The map currently covers California and Nevada, but Heggli plans to expand it to include all of the SNOTEL stations across the Western U.S. She also has plans to make the tool publicly accessible and interactive through an online portal with DRI’s Western Regional Climate Center. A second COMET grant is helping develop the tool to integrate probabilistic forecast information to increase the lead time for flooding predictions.

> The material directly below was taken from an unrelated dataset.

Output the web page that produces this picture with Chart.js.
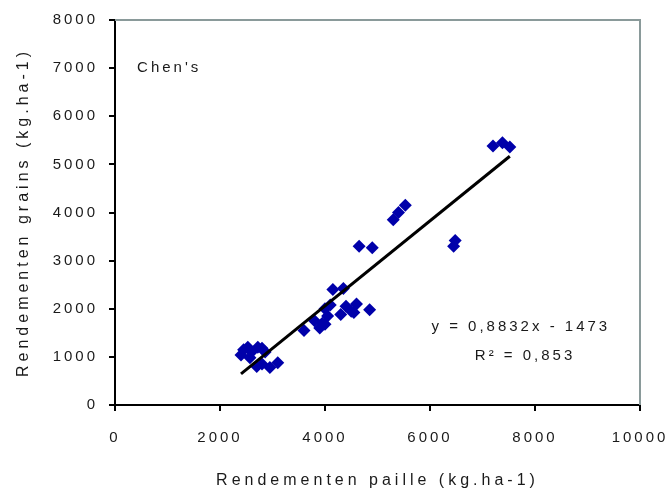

“Right now, the tool is showing what’s happening on the mountain as it’s happening,” she says. “But if we can start to bring in probabilistic forecast information, we can see the spread of rainfall and air temperature at the different stations, and then start to communicate ‘Okay, we have an 80% chance that rain-on-snow runoff will happen at these lower elevations and a 20% chance at the mid elevations.’ It will help shave off uncertainty and forecast what might happen a few days out, which will help optimize water releases in reservoirs without increasing flood risk.”
Heggli emphasizes that this tool is the only real way that scientists can get information about flooding potential during storms, because satellite data doesn’t work with cloud cover and predictive models often omit outlier events — “but in the Sierra Nevada, those outliers are the events that impact us the most,” she says.